É o braço tecnológico do Ministério da Previdência. Administra computadores instalados no Rio e em São Paulo. Rodam todo o sistema de arrecadação e pagamentos previdenciários.
Só os benefícios à clientela da Previdência geram 21 milhões de lançamentos mensais (aposentadorias, pensões e auxílios). Somam R$ 107 bilhões por ano. Dinheiro maculado por fraudes que põem em xeque a "inteligência" das máquinas.
A ruína da Dataprev não foi improvisada. É fruto de reflexão de três décadas. Deve-se à Secretaria Federal de Controle (hoje Controladoria Geral da União) a auditagem da encrenca. O quadro veio à luz em 1999. Foi confirmado pelo TCU em 2002. Possui cores berrantes:
1) a Dataprev tornou-se escrava tecnológica de um único fabricante de computadores. Aluga, desde sempre, equipamentos da multinacional Unisys;
2) as máquinas funcionam num ambiente de "plataforma fechada". Em português claro: o sistema Unisys não roda softwares de outras marcas;
3) os contratos que acorrentaram a Dataprev à Unisys foram firmados sem licitação;
4) nos últimos quatro anos, a Dataprev repassou ao fornecedor cativo cerca de R$ 180 milhões. Detectaram-se "graves indícios" de sobrepreço;
5) há diferentes contabilizações dos desembolsos irregulares. A conta mais otimista aponta o descaminho de R$ 60 milhões. A mais pessimista soma cerca de R$ 100 milhões;
6) graças às suspeitas, o tema foi aos tribunais. Um dos processos nasceu de representação de parlamentares petistas.
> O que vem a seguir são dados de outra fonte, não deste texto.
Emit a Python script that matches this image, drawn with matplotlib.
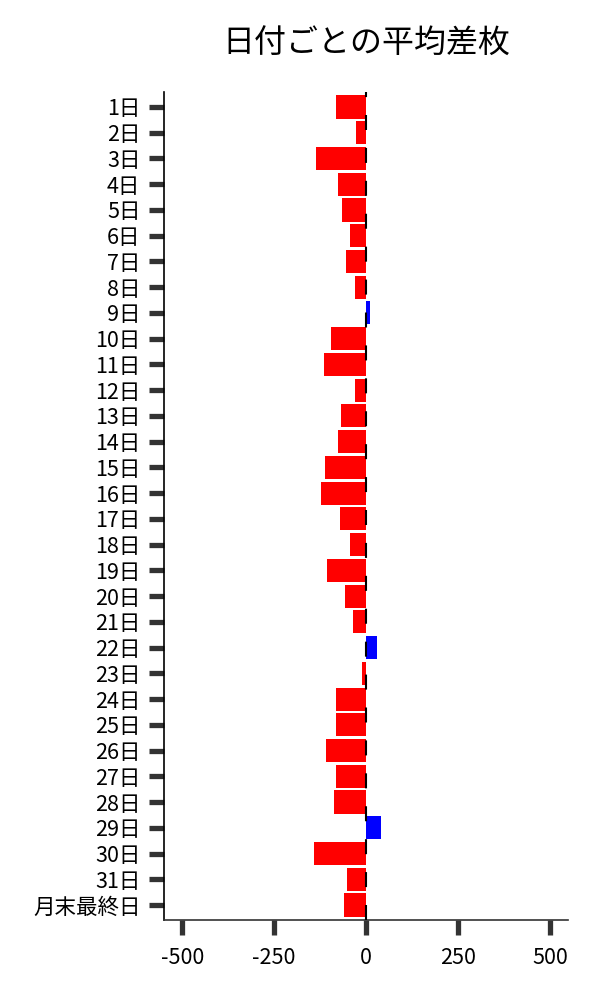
import numpy as np
import matplotlib
matplotlib.use('Agg')
import matplotlib.pyplot as plt

plt.rcParams['font.family'] = ['Noto Sans CJK JP', 'DejaVu Sans']

# 日付ラベルと平均差枚
days = [f'{d}日' for d in range(1, 32)] + ['月末最終日']
avg_diff = [-81, -27, -136, -76, -65, -43, -54, -30, 10, -95,
            -114, -30, -68, -76, -111, -122, -71, -43, -106, -57,
            -35, 29, -11, -81, -81, -108, -81, -87, 40, -141,
            -52, -60]
xticks = [-500, -250, 0, 250, 500]

colors = ['blue' if v > 0 else 'red' for v in avg_diff]

fig = plt.figure(figsize=(6, 10), dpi=100)
ax = fig.add_axes([0.273, 0.08, 0.674, 0.828])

y = np.arange(len(days))
ax.barh(y, avg_diff, height=0.9, color=colors, zorder=2)
ax.axvline(0, color='black', lw=1.5, linestyle=(0, (7.2, 8.6)), zorder=3)

ax.set_yticks(y)
ax.set_yticklabels(days)
ax.set_ylim(len(days) - 1 + 0.58, -0.58)
ax.set_xticks(xticks)
ax.set_xticklabels([str(v) for v in xticks])
ax.set_xlim(-550, 550)

ax.tick_params(axis='y', length=10.8, width=3.8, color='#333333', pad=6, labelsize=15.5)
ax.tick_params(axis='x', length=11, width=3.8, color='#333333', pad=8.5, labelsize=15.5)

ax.spines['top'].set_visible(False)
ax.spines['right'].set_visible(False)
ax.spines['left'].set_linewidth(1.2)
ax.spines['bottom'].set_linewidth(1.2)
ax.spines['bottom'].set_color('#333333')

ax.set_title('日付ごとの平均差枚', fontsize=23, pad=28)

plt.savefig('out.png', dpi=100)
plt.close()
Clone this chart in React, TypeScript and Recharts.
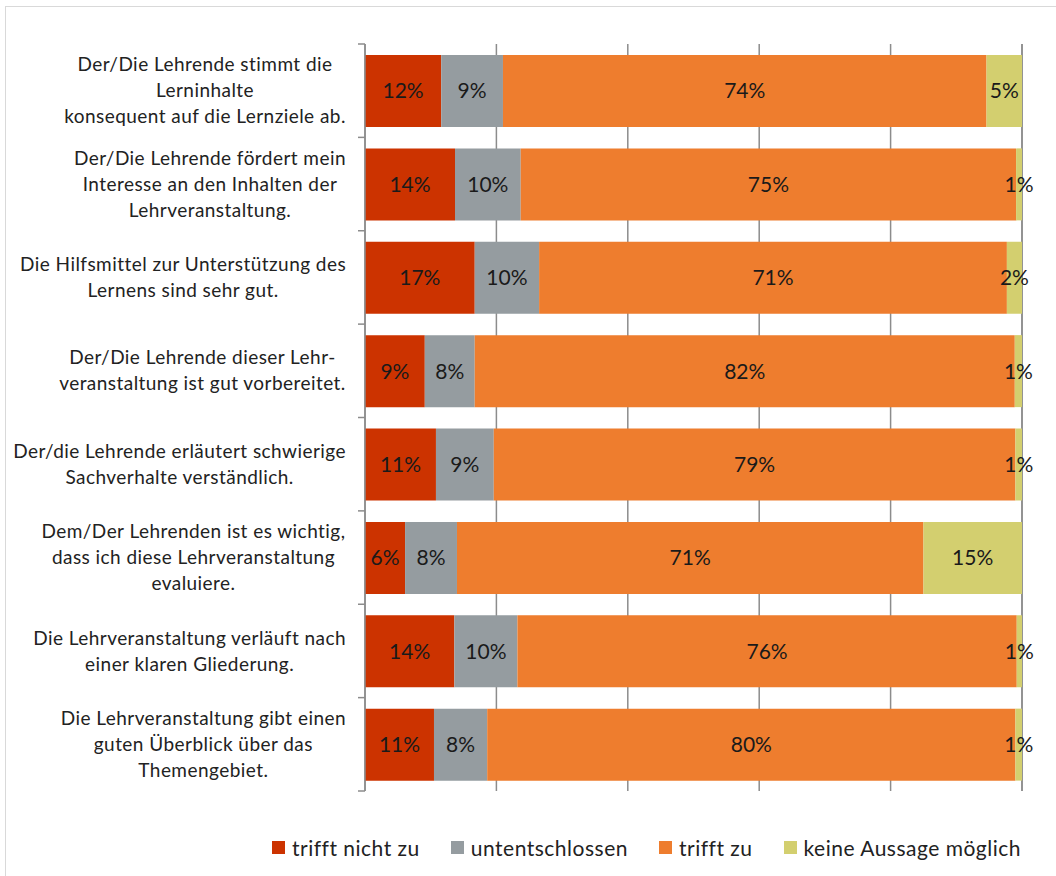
import React from "react";
import {
  BarChart,
  Bar,
  XAxis,
  YAxis,
  CartesianGrid,
  LabelList,
} from "recharts";

const categories = [
  "Der/Die Lehrende stimmt die\nLerninhalte\nkonsequent auf die Lernziele ab.",
  "Der/Die Lehrende fördert mein\nInteresse an den Inhalten der\nLehrveranstaltung.",
  "Die Hilfsmittel zur Unterstützung des\nLernens sind sehr gut.",
  "Der/Die Lehrende dieser Lehr-\nveranstaltung ist gut vorbereitet.",
  "Der/die Lehrende erläutert schwierige\nSachverhalte verständlich.",
  "Dem/Der Lehrenden ist es wichtig,\ndass ich diese Lehrveranstaltung\nevaluiere.",
  "Die Lehrveranstaltung verläuft nach\neiner klaren Gliederung.",
  "Die Lehrveranstaltung gibt einen\nguten Überblick über das\nThemengebiet.",
];

const trifftNichtZu = [11.6, 13.7, 16.7, 9.1, 10.8, 6.1, 13.6, 10.5];
const untentschlossen = [9.4, 10.0, 9.8, 7.6, 8.8, 7.9, 9.6, 8.1];
const trifftZu = [73.6, 75.4, 71.2, 82.2, 79.4, 71.0, 76.0, 80.4];
const keineAussage = [5.4, 0.9, 2.3, 1.1, 1.0, 15.0, 0.8, 1.0];

const xTicks = [0, 20, 40, 60, 80, 100];

const series = [
  { key: "nicht", name: "trifft nicht zu", color: "#cc3300", values: trifftNichtZu },
  { key: "unent", name: "untentschlossen", color: "#959ca0", values: untentschlossen },
  { key: "zu", name: "trifft zu", color: "#ee7d2e", values: trifftZu },
  { key: "keine", name: "keine Aussage möglich", color: "#d3cf6f", values: keineAussage },
];

const data = categories.map((name, i) => {
  const row: any = { name };
  series.forEach((s) => (row[s.key] = s.values[i]));
  return row;
});

const W = 1056;
const H = 876;
const margin = { top: 44, right: 34, bottom: 85, left: 0 };
const rowH = (H - margin.top - margin.bottom) / categories.length;
const FONT = "Lato, 'Open Sans', sans-serif";
const LABEL_SIZE = 19;
const LABEL_SPACING = 0.45;
const LINE_H = 26;

let ctx: CanvasRenderingContext2D | null = null;
const textWidth = (s: string) => {
  if (!ctx) ctx = document.createElement("canvas").getContext("2d");
  if (!ctx) return s.length * 9.5;
  ctx.font = `${LABEL_SIZE}px Lato`;
  return ctx.measureText(s).width + s.length * LABEL_SPACING;
};

const CategoryTick = (props: any) => {
  const { x, y, payload, index } = props;
  const lines = String(payload.value).split("\n");
  const blockW = Math.max(...lines.map(textWidth));
  const cx = x - blockW / 2;
  const startY = y - ((lines.length - 1) * LINE_H) / 2;
  return (
    <g>
      <line x1={x + 12} x2={x + 19} y1={y - rowH / 2} y2={y - rowH / 2} stroke="#8c8c8c" strokeWidth={1.5} />
      {index === categories.length - 1 && (
        <line x1={x + 12} x2={x + 19} y1={y + rowH / 2} y2={y + rowH / 2} stroke="#8c8c8c" strokeWidth={1.5} />
      )}
      <text
        textAnchor="middle"
        fill="#222"
        fontSize={LABEL_SIZE}
        fontFamily={FONT}
        letterSpacing={LABEL_SPACING}
      >
        {lines.map((l, i) => (
          <tspan key={i} x={cx} y={startY + i * LINE_H} dy="0.35em">
            {l}
          </tspan>
        ))}
      </text>
    </g>
  );
};

const App = () => {
  return (
    <div style={{ position: "absolute", left: 0, top: 0, width: W, height: H, overflow: "hidden", background: "#fff" }}>
      <div
        style={{
          position: "absolute",
          left: 5,
          top: 6,
          width: W + 20,
          height: H + 20,
          border: "1px solid #d9d9d9",
        }}
      />
      <div style={{ position: "absolute", left: 0, top: 0 }}>
        <BarChart width={W} height={H} data={data} layout="vertical" margin={margin} barSize={72}>
          <CartesianGrid horizontal={false} stroke="#8c8c8c" strokeWidth={1.5} />
          <XAxis type="number" domain={[0, 100]} ticks={xTicks} hide />
          <YAxis
            type="category"
            dataKey="name"
            width={365}
            axisLine={{ stroke: "#8c8c8c", strokeWidth: 1.5 }}
            tickLine={false}
            tickSize={7}
            tickMargin={12}
            tick={<CategoryTick />}
            interval={0}
          />
          {series.map((s) => (
            <Bar key={s.key} dataKey={s.key} name={s.name} stackId="a" fill={s.color} isAnimationActive={false}>
              <LabelList
                dataKey={s.key}
                position="center"
                fill="#1a1a1a"
                fontSize={21}
                fontFamily={FONT}
                formatter={(v: any) => `${Math.round(Number(v))}%`}
              />
            </Bar>
          ))}
        </BarChart>
      </div>
      <div
        style={{
          position: "absolute",
          left: 272,
          top: 835,
          display: "flex",
          alignItems: "center",
          gap: 31,
          fontFamily: FONT,
          fontSize: 21,
          letterSpacing: 0.5,
          color: "#222",
          whiteSpace: "nowrap",
        }}
      >
        {series.map((s) => (
          <div key={s.key} style={{ display: "flex", alignItems: "center", gap: 7 }}>
            <span style={{ width: 13, height: 13, background: s.color, display: "inline-block" }} />
            <span>{s.name}</span>
          </div>
        ))}
      </div>
    </div>
  );
};

export default App;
A Unisys defende-se nos autos. Nega os malfeitos.
Ao assumir a Previdência, Ricardo Berzoini recebeu do grupo de transição do PT um inventário dos problemas do setor. A Dataprev foi guindada à condição de prioridade.
O TCU indicara o caminho em 2002. Impunha-se: (a) o rompimento com a Unisys, (b) a abertura de licitação e (c) a migração para um "sistema aberto", compatível com outros bancos de dados públicos.
Havia uma data mágica para o início da reformulação: 30 de junho de 2003. Nesse dia, sabia-se desde 1999, expiravam os contratos com a Unisys. Oportunidade única. Governos, porém, não costumam perder a oportunidade de perder uma boa oportunidade.
Ao chegar, o fatídico 30 de junho encontrou um imprevidente Ministério da Previdência ainda dividido quanto à solução a adotar. A corporação da Dataprev defendia a recontratação da Unisys.
Decidido a evitar o impensável, Berzoini optou pelo desaconselhável: contratou, por seis meses, a empresa Cobra, subsidiária tecnológica do Banco do Brasil. Deu-se em 15 de agosto. Nem sinal de licitação. Alegaram-se "necessidades emergenciais". Uma "emergência" prevista desde 1999.
"Não podíamos fazer a licitação antes de ter clareza sobre a estratégia de migração para um sistema seguro", diz Berzoini. "A pressa é inimiga da perfeição." Na reforma da legislação previdenciária adotou-se tática diversa. Fez-se em oito meses, a toque de caixa, o que FHC não fizera em oito anos.
A primeira providência da Cobra foi a aquisição de um novo computador para a Dataprev. O nome do fornecedor? Unisys. "Antes de migrar para plataforma mais segura, é preciso aumentar a capacidade do sistema atual, com taxas de utilização superiores a 90%", alega Berzoini.
Só em 25 de setembro o ministro constituiu um grupo de trabalho para preparar a ansiada licitação. Não se está falando da aquisição de maquinário novo. Tampouco se está tratando da migração da plataforma fechada para o sistema aberto. Busca-se, por ora, apenas a contratação de empresa capaz de manter o velho parque tecnológico da Previdência em movimento.
O contrato com a Cobra sorverá dos cofres da Previdência R$ 19,3 milhões. "Estamos economizando dinheiro", festeja Berzoini. De fato, os antigos acertos com a Unisys previam desembolsos mensais de R$ 4,3 milhões, contra R$ 3,2 milhões a serem pagos à Cobra.
O diabo é que, manuseando os contratos firmados com a Unisys, o repórter constatou que, vencido o prazo de 30 de junho, o custo do aluguel das máquinas da Dataprev cairia a zero. Restariam despesas com manutenção e aluguel de softwares. A própria Unisys orçou a continuidade de seus serviços em R$ 2,8 milhões mensais.
Sob FHC, o PT classificava como vício a dispensa de licitação na Dataprev. Agora, o ex-PT rebatiza o fenômeno. Chama-o de prudência. O contrato com a Cobra contém cláusula prevendo a prorrogação por mais um ano. "Espero que não seja necessário prorrogar", diz Berzoini. A torcida do Corinthians também espera.